### REQUIRED WORK
Leave out any pictures and transcribe all other data below exactly.

----

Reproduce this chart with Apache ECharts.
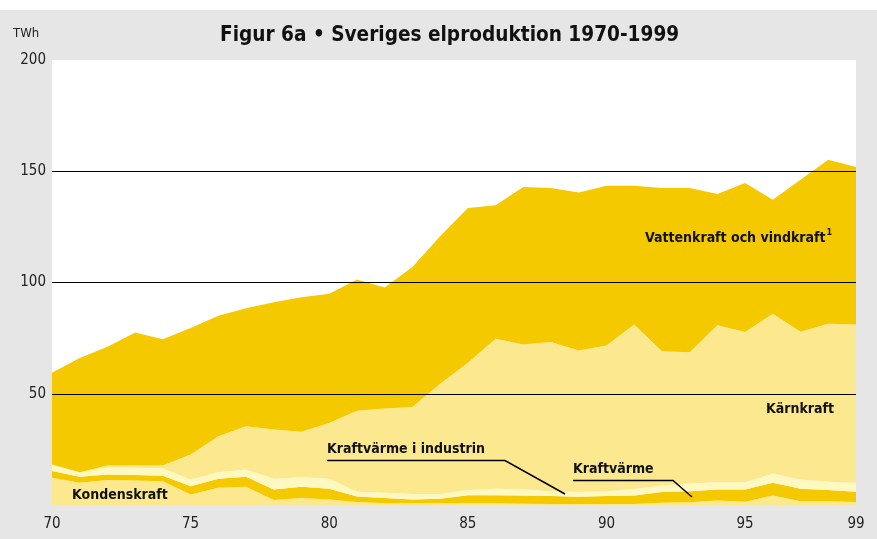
<!DOCTYPE html>
<html>
<head>
<meta charset="utf-8">
<style>
  html, body { margin: 0; padding: 0; background: #fff; }
  #main { width: 877px; height: 539px; }
</style>
<script src="https://cdn.jsdelivr.net/npm/echarts@6/dist/echarts.min.js"></script>
</head>
<body>
<div id="main"></div>
<script>
// år 1970-1999, TWh
var years = ['70','71','72','73','74','75','76','77','78','79','80','81','82','83','84',
             '85','86','87','88','89','90','91','92','93','94','95','96','97','98','99'];
var kondenskraft = [12.3,10.0,11.2,11.0,10.7,4.7,7.7,8.2,2.2,3.2,2.5,1.3,0.8,0.8,0.8,
                    0.8,0.8,0.6,0.5,0.5,0.5,0.5,1.0,1.2,2.0,1.5,4.3,1.7,1.7,1.3];
var kraftvarme = [3.0,2.7,2.5,2.5,2.5,3.7,4.1,4.5,4.8,5.0,4.8,2.5,2.4,1.7,2.0,
                  3.6,3.6,3.7,3.5,3.2,3.5,3.8,4.8,5.0,5.0,5.5,5.7,5.6,5.0,4.6];
var industri = [2.9,2.0,3.1,3.2,3.3,3.1,2.9,3.2,4.8,4.3,4.5,2.2,2.3,2.5,2.2,
                2.3,2.9,2.7,2.2,2.1,2.2,2.9,3.0,3.5,3.2,3.2,4.2,4.2,3.7,4.1];
var karnkraft = [0,0,0.9,1.0,1.2,11.2,16.2,19.5,22.1,20.4,25.1,36.4,37.9,39.1,49.5,
                 57.2,67.4,65.1,67.1,63.6,65.5,73.9,60.3,59.0,70.6,67.6,71.7,66.4,71.1,71.1];
var vattenkraft = [41.2,51.4,53.4,59.8,56.8,56.9,54.2,53.0,57.2,60.5,58.0,59.0,54.4,62.9,66.3,
                   69.6,60.0,70.8,69.2,71.1,71.8,62.4,73.4,73.8,59.0,66.9,51.3,68.3,73.7,70.8];
var xLabels = ['70','75','80','85','90','95','99'];

var dark = '#f5c900', light = '#fce98f', pale = '#fff8c0';
var font = '"DejaVu Sans Condensed", sans-serif';

function area(name, data, color) {
    return {
        name: name,
        type: 'line',
        stack: 'total',
        data: data,
        symbol: 'none',
        lineStyle: { width: 0 },
        areaStyle: { color: color, opacity: 1 },
        silent: true
    };
}

function label(text, x, y) {
    return { type: 'text', z: 100, left: x, top: y,
             style: { text: text, fontSize: 14, fontWeight: 'bold', fontFamily: font, fill: '#111' } };
}

var myChart = echarts.init(document.getElementById('main'));
var option = {
    backgroundColor: '#e6e6e6',
    animation: false,
    textStyle: { fontFamily: font },
    title: {
        text: 'Figur 6a • Sveriges elproduktion 1970-1999',
        left: 215,
        top: 20,
        textStyle: { fontFamily: font, fontSize: 20.6, fontWeight: 'bold', color: '#111' }
    },
    grid: {
        left: 52,
        right: 21,
        top: 60,
        bottom: 34,
        show: true,
        backgroundColor: '#fff',
        borderWidth: 0
    },
    xAxis: {
        type: 'category',
        boundaryGap: false,
        data: years,
        axisLine: { show: false },
        axisTick: { show: false },
        axisLabel: {
            interval: 0,
            margin: 12,
            color: '#222',
            fontSize: 15,
            fontFamily: font,
            formatter: function (v) { return xLabels.indexOf(v) >= 0 ? v : ''; }
        }
    },
    yAxis: {
        type: 'value',
        min: 0,
        max: 200,
        interval: 50,
        z: 5,
        axisLine: { show: false },
        axisTick: { show: false },
        axisLabel: {
            margin: 6,
            color: '#222',
            fontSize: 15,
            fontFamily: font,
            formatter: function (v) { return v === 0 ? '' : v; }
        },
        splitLine: {
            show: true,
            showMinLine: false,
            showMaxLine: false,
            lineStyle: { color: '#000', width: 1 }
        }
    },
    series: [
        area('Kondenskraft', kondenskraft, light),
        area('Kraftvärme', kraftvarme, dark),
        area('Kraftvärme i industrin', industri, pale),
        area('Kärnkraft', karnkraft, light),
        area('Vattenkraft och vindkraft', vattenkraft, dark)
    ],
    graphic: [
        { type: 'rect', left: 0, top: 0, shape: { width: 877, height: 10 }, style: { fill: '#fff' } },
        { type: 'text', left: 13, top: 27, style: { text: 'TWh', fontSize: 13, fontFamily: font, fill: '#222' } },
        { type: 'text', z: 100, left: 645, top: 228, style: {
            text: '{a|Vattenkraft och vindkraft}{s|1}',
            rich: {
                a: { fontSize: 14, fontWeight: 'bold', fontFamily: font, fill: '#111', verticalAlign: 'bottom' },
                s: { fontSize: 9, fontWeight: 'bold', fontFamily: font, fill: '#111', verticalAlign: 'top', padding: [0, 0, 8, 1] }
            }
        } },
        label('Kärnkraft', 766, 402),
        label('Kraftvärme i industrin', 327, 442),
        { type: 'polyline', z: 100, shape: { points: [[327, 460.5], [505, 460.5], [565, 494]] }, style: { stroke: '#000', lineWidth: 1.5, fill: null } },
        label('Kraftvärme', 573, 462),
        { type: 'polyline', z: 100, shape: { points: [[573, 480.5], [673, 480.5], [692, 497]] }, style: { stroke: '#000', lineWidth: 1.5, fill: null } },
        label('Kondenskraft', 72, 488)
    ]
};
myChart.setOption(option);
</script>
</body>
</html>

----

### CORRECT RESPONSE
Reproduce this chart with Apache ECharts.
<!DOCTYPE html>
<html>
<head>
<meta charset="utf-8">
<style>
  html, body { margin: 0; padding: 0; background: #fff; }
  #main { width: 877px; height: 539px; }
</style>
<script src="https://cdn.jsdelivr.net/npm/echarts@6/dist/echarts.min.js"></script>
</head>
<body>
<div id="main"></div>
<script>
// år 1970-1999, TWh
var years = ['70','71','72','73','74','75','76','77','78','79','80','81','82','83','84',
             '85','86','87','88','89','90','91','92','93','94','95','96','97','98','99'];
var kondenskraft = [12.3,10.0,11.2,11.0,10.7,4.7,7.7,8.2,2.2,3.2,2.5,1.3,0.8,0.8,0.8,
                    0.8,0.8,0.6,0.5,0.5,0.5,0.5,1.0,1.2,2.0,1.5,4.3,1.7,1.7,1.3];
var kraftvarme = [3.0,2.7,2.5,2.5,2.5,3.7,4.1,4.5,4.8,5.0,4.8,2.5,2.4,1.7,2.0,
                  3.6,3.6,3.7,3.5,3.2,3.5,3.8,4.8,5.0,5.0,5.5,5.7,5.6,5.0,4.6];
var industri = [2.9,2.0,3.1,3.2,3.3,3.1,2.9,3.2,4.8,4.3,4.5,2.2,2.3,2.5,2.2,
                2.3,2.9,2.7,2.2,2.1,2.2,2.9,3.0,3.5,3.2,3.2,4.2,4.2,3.7,4.1];
var karnkraft = [0,0,0.9,1.0,1.2,11.2,16.2,19.5,22.1,20.4,25.1,36.4,37.9,39.1,49.5,
                 57.2,67.4,65.1,67.1,63.6,65.5,73.9,60.3,59.0,70.6,67.6,71.7,66.4,71.1,71.1];
var vattenkraft = [41.2,51.4,53.4,59.8,56.8,56.9,54.2,53.0,57.2,60.5,58.0,59.0,54.4,62.9,66.3,
                   69.6,60.0,70.8,69.2,71.1,71.8,62.4,73.4,73.8,59.0,66.9,51.3,68.3,73.7,70.8];
var xLabels = ['70','75','80','85','90','95','99'];

var dark = '#f5c900', light = '#fce98f', pale = '#fff8c0';
var font = '"DejaVu Sans Condensed", sans-serif';

function area(name, data, color) {
    return {
        name: name,
        type: 'line',
        stack: 'total',
        data: data,
        symbol: 'none',
        lineStyle: { width: 0 },
        areaStyle: { color: color, opacity: 1 },
        silent: true
    };
}

function label(text, x, y) {
    return { type: 'text', z: 100, left: x, top: y,
             style: { text: text, fontSize: 14, fontWeight: 'bold', fontFamily: font, fill: '#111' } };
}

var myChart = echarts.init(document.getElementById('main'));
var option = {
    backgroundColor: '#e6e6e6',
    animation: false,
    textStyle: { fontFamily: font },
    title: {
        text: 'Figur 6a • Sveriges elproduktion 1970-1999',
        left: 215,
        top: 20,
        textStyle: { fontFamily: font, fontSize: 20.6, fontWeight: 'bold', color: '#111' }
    },
    grid: {
        left: 52,
        right: 21,
        top: 60,
        bottom: 34,
        show: true,
        backgroundColor: '#fff',
        borderWidth: 0
    },
    xAxis: {
        type: 'category',
        boundaryGap: false,
        data: years,
        axisLine: { show: false },
        axisTick: { show: false },
        axisLabel: {
            interval: 0,
            margin: 12,
            color: '#222',
            fontSize: 15,
            fontFamily: font,
            formatter: function (v) { return xLabels.indexOf(v) >= 0 ? v : ''; }
        }
    },
    yAxis: {
        type: 'value',
        min: 0,
        max: 200,
        interval: 50,
        z: 5,
        axisLine: { show: false },
        axisTick: { show: false },
        axisLabel: {
            margin: 6,
            color: '#222',
            fontSize: 15,
            fontFamily: font,
            formatter: function (v) { return v === 0 ? '' : v; }
        },
        splitLine: {
            show: true,
            showMinLine: false,
            showMaxLine: false,
            lineStyle: { color: '#000', width: 1 }
        }
    },
    series: [
        area('Kondenskraft', kondenskraft, light),
        area('Kraftvärme', kraftvarme, dark),
        area('Kraftvärme i industrin', industri, pale),
        area('Kärnkraft', karnkraft, light),
        area('Vattenkraft och vindkraft', vattenkraft, dark)
    ],
    graphic: [
        { type: 'rect', left: 0, top: 0, shape: { width: 877, height: 10 }, style: { fill: '#fff' } },
        { type: 'text', left: 13, top: 27, style: { text: 'TWh', fontSize: 13, fontFamily: font, fill: '#222' } },
        { type: 'text', z: 100, left: 645, top: 228, style: {
            text: '{a|Vattenkraft och vindkraft}{s|1}',
            rich: {
                a: { fontSize: 14, fontWeight: 'bold', fontFamily: font, fill: '#111', verticalAlign: 'bottom' },
                s: { fontSize: 9, fontWeight: 'bold', fontFamily: font, fill: '#111', verticalAlign: 'top', padding: [0, 0, 8, 1] }
            }
        } },
        label('Kärnkraft', 766, 402),
        label('Kraftvärme i industrin', 327, 442),
        { type: 'polyline', z: 100, shape: { points: [[327, 460.5], [505, 460.5], [565, 494]] }, style: { stroke: '#000', lineWidth: 1.5, fill: null } },
        label('Kraftvärme', 573, 462),
        { type: 'polyline', z: 100, shape: { points: [[573, 480.5], [673, 480.5], [692, 497]] }, style: { stroke: '#000', lineWidth: 1.5, fill: null } },
        label('Kondenskraft', 72, 488)
    ]
};
myChart.setOption(option);
</script>
</body>
</html>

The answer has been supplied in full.